**EXERCISE DIRECTIONS**
Repeat each line of the material below exactly as it appears, minus any pictures.

**DATA BLOCK**
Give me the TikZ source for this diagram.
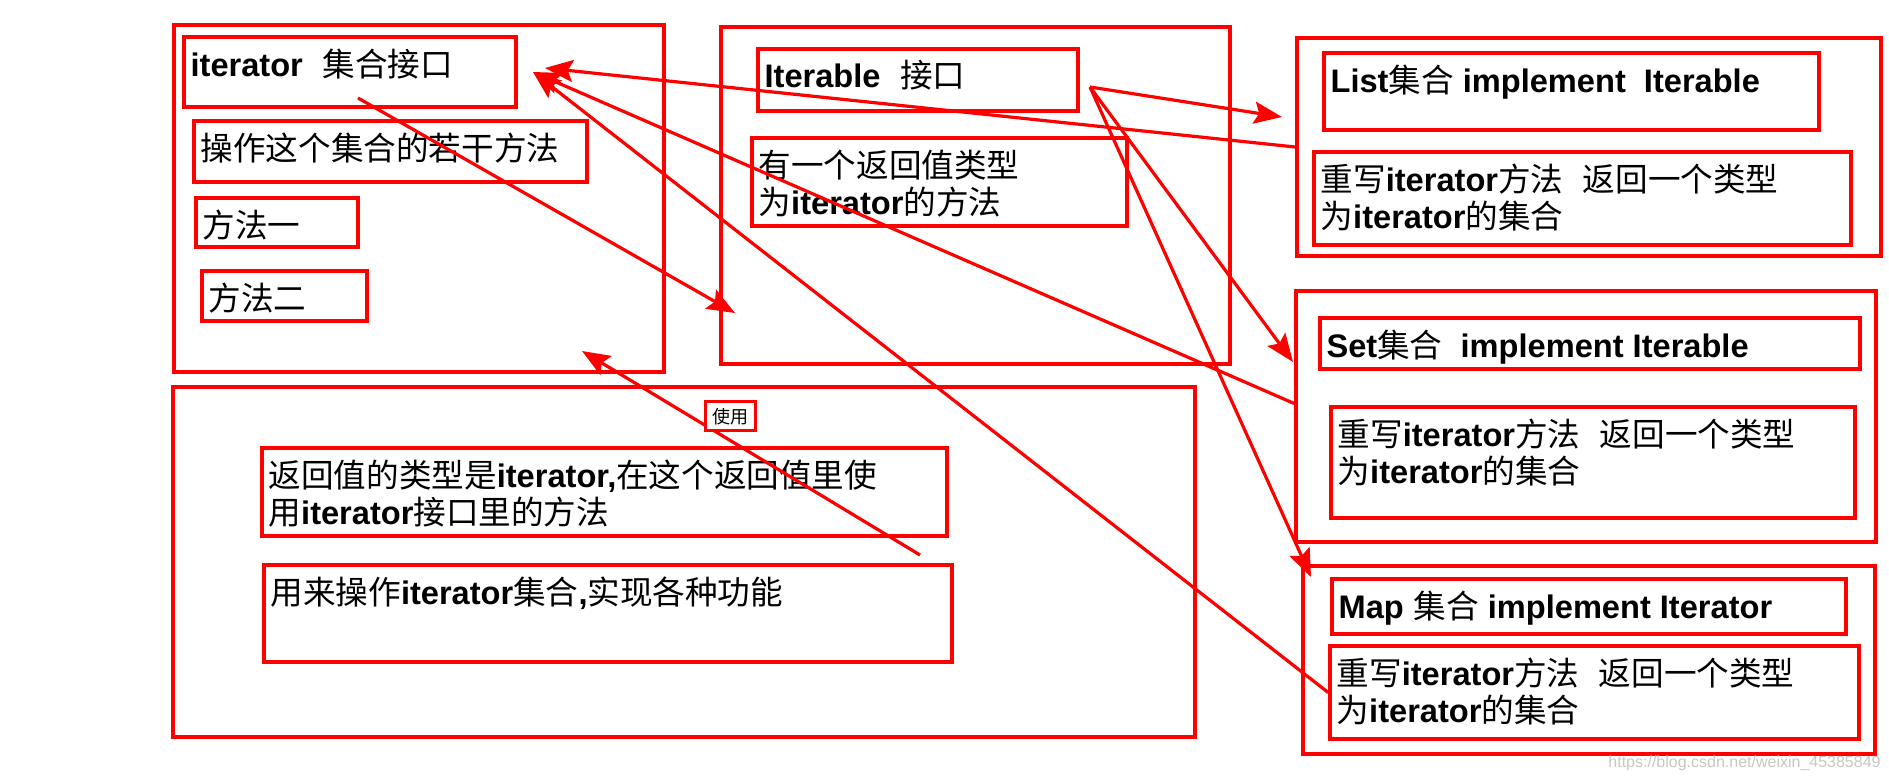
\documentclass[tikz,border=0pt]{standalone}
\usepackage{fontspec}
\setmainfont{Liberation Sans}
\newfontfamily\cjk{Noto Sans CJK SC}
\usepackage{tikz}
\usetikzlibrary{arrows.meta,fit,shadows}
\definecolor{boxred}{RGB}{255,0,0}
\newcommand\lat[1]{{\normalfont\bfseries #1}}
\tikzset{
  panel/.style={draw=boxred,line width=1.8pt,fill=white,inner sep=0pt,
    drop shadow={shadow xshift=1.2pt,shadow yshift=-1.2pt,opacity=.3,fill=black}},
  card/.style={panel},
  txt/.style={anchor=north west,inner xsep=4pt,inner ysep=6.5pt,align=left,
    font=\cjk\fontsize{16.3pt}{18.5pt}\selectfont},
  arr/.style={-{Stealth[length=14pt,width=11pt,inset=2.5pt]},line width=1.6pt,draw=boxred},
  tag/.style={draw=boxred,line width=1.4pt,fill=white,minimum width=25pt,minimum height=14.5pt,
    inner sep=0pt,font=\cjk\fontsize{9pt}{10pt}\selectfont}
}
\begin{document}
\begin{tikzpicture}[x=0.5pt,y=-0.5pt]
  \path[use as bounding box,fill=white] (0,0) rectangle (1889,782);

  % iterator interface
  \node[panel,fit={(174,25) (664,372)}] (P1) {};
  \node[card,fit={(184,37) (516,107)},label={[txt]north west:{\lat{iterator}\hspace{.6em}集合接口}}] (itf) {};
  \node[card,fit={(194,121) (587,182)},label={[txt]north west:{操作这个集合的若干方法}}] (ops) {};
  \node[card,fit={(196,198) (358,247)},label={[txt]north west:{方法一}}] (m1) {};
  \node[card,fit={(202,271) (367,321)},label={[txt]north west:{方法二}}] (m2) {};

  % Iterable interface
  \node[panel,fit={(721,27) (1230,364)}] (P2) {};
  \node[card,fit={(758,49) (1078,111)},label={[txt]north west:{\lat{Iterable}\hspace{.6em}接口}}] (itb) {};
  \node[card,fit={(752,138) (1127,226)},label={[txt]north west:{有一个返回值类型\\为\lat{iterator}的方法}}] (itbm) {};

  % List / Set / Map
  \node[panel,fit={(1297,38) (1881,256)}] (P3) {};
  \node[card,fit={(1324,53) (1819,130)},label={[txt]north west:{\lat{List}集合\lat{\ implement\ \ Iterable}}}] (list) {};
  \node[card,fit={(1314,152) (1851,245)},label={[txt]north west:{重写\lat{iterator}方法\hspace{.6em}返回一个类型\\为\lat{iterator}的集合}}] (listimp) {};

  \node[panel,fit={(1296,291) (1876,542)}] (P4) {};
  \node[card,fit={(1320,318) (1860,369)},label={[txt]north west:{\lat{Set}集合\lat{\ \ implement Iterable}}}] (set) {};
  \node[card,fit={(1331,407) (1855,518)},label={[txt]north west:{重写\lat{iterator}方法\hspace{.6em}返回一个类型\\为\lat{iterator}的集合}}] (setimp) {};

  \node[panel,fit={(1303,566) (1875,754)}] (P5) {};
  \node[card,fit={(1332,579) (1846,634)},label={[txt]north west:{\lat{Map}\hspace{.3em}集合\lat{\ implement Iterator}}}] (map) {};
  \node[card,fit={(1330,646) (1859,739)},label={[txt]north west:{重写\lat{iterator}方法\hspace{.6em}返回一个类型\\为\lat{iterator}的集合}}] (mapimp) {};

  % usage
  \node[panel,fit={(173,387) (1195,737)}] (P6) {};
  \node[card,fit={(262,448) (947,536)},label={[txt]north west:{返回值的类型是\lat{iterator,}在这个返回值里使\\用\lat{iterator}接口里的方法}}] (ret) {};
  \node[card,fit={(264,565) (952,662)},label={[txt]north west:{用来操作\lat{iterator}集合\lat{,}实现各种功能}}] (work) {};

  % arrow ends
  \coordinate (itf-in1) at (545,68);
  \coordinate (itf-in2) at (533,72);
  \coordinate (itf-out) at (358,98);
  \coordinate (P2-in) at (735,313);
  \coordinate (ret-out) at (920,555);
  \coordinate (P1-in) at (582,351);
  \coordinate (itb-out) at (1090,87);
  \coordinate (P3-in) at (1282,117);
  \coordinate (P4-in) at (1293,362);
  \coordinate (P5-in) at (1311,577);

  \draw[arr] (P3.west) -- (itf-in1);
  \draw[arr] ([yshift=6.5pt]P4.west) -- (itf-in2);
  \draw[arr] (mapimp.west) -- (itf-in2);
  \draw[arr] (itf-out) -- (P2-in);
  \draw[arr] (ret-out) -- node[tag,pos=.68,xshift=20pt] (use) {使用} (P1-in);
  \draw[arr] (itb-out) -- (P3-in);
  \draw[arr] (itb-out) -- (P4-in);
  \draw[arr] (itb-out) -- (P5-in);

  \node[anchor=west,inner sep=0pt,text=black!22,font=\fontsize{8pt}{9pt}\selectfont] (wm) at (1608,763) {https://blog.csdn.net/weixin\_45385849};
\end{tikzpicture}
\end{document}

**ANSWER TO THE PROBLEM**
Give me the TikZ source for this diagram.
\documentclass[tikz,border=0pt]{standalone}
\usepackage{fontspec}
\setmainfont{Liberation Sans}
\newfontfamily\cjk{Noto Sans CJK SC}
\usepackage{tikz}
\usetikzlibrary{arrows.meta,fit,shadows}
\definecolor{boxred}{RGB}{255,0,0}
\newcommand\lat[1]{{\normalfont\bfseries #1}}
\tikzset{
  panel/.style={draw=boxred,line width=1.8pt,fill=white,inner sep=0pt,
    drop shadow={shadow xshift=1.2pt,shadow yshift=-1.2pt,opacity=.3,fill=black}},
  card/.style={panel},
  txt/.style={anchor=north west,inner xsep=4pt,inner ysep=6.5pt,align=left,
    font=\cjk\fontsize{16.3pt}{18.5pt}\selectfont},
  arr/.style={-{Stealth[length=14pt,width=11pt,inset=2.5pt]},line width=1.6pt,draw=boxred},
  tag/.style={draw=boxred,line width=1.4pt,fill=white,minimum width=25pt,minimum height=14.5pt,
    inner sep=0pt,font=\cjk\fontsize{9pt}{10pt}\selectfont}
}
\begin{document}
\begin{tikzpicture}[x=0.5pt,y=-0.5pt]
  \path[use as bounding box,fill=white] (0,0) rectangle (1889,782);

  % iterator interface
  \node[panel,fit={(174,25) (664,372)}] (P1) {};
  \node[card,fit={(184,37) (516,107)},label={[txt]north west:{\lat{iterator}\hspace{.6em}集合接口}}] (itf) {};
  \node[card,fit={(194,121) (587,182)},label={[txt]north west:{操作这个集合的若干方法}}] (ops) {};
  \node[card,fit={(196,198) (358,247)},label={[txt]north west:{方法一}}] (m1) {};
  \node[card,fit={(202,271) (367,321)},label={[txt]north west:{方法二}}] (m2) {};

  % Iterable interface
  \node[panel,fit={(721,27) (1230,364)}] (P2) {};
  \node[card,fit={(758,49) (1078,111)},label={[txt]north west:{\lat{Iterable}\hspace{.6em}接口}}] (itb) {};
  \node[card,fit={(752,138) (1127,226)},label={[txt]north west:{有一个返回值类型\\为\lat{iterator}的方法}}] (itbm) {};

  % List / Set / Map
  \node[panel,fit={(1297,38) (1881,256)}] (P3) {};
  \node[card,fit={(1324,53) (1819,130)},label={[txt]north west:{\lat{List}集合\lat{\ implement\ \ Iterable}}}] (list) {};
  \node[card,fit={(1314,152) (1851,245)},label={[txt]north west:{重写\lat{iterator}方法\hspace{.6em}返回一个类型\\为\lat{iterator}的集合}}] (listimp) {};

  \node[panel,fit={(1296,291) (1876,542)}] (P4) {};
  \node[card,fit={(1320,318) (1860,369)},label={[txt]north west:{\lat{Set}集合\lat{\ \ implement Iterable}}}] (set) {};
  \node[card,fit={(1331,407) (1855,518)},label={[txt]north west:{重写\lat{iterator}方法\hspace{.6em}返回一个类型\\为\lat{iterator}的集合}}] (setimp) {};

  \node[panel,fit={(1303,566) (1875,754)}] (P5) {};
  \node[card,fit={(1332,579) (1846,634)},label={[txt]north west:{\lat{Map}\hspace{.3em}集合\lat{\ implement Iterator}}}] (map) {};
  \node[card,fit={(1330,646) (1859,739)},label={[txt]north west:{重写\lat{iterator}方法\hspace{.6em}返回一个类型\\为\lat{iterator}的集合}}] (mapimp) {};

  % usage
  \node[panel,fit={(173,387) (1195,737)}] (P6) {};
  \node[card,fit={(262,448) (947,536)},label={[txt]north west:{返回值的类型是\lat{iterator,}在这个返回值里使\\用\lat{iterator}接口里的方法}}] (ret) {};
  \node[card,fit={(264,565) (952,662)},label={[txt]north west:{用来操作\lat{iterator}集合\lat{,}实现各种功能}}] (work) {};

  % arrow ends
  \coordinate (itf-in1) at (545,68);
  \coordinate (itf-in2) at (533,72);
  \coordinate (itf-out) at (358,98);
  \coordinate (P2-in) at (735,313);
  \coordinate (ret-out) at (920,555);
  \coordinate (P1-in) at (582,351);
  \coordinate (itb-out) at (1090,87);
  \coordinate (P3-in) at (1282,117);
  \coordinate (P4-in) at (1293,362);
  \coordinate (P5-in) at (1311,577);

  \draw[arr] (P3.west) -- (itf-in1);
  \draw[arr] ([yshift=6.5pt]P4.west) -- (itf-in2);
  \draw[arr] (mapimp.west) -- (itf-in2);
  \draw[arr] (itf-out) -- (P2-in);
  \draw[arr] (ret-out) -- node[tag,pos=.68,xshift=20pt] (use) {使用} (P1-in);
  \draw[arr] (itb-out) -- (P3-in);
  \draw[arr] (itb-out) -- (P4-in);
  \draw[arr] (itb-out) -- (P5-in);

  \node[anchor=west,inner sep=0pt,text=black!22,font=\fontsize{8pt}{9pt}\selectfont] (wm) at (1608,763) {https://blog.csdn.net/weixin\_45385849};
\end{tikzpicture}
\end{document}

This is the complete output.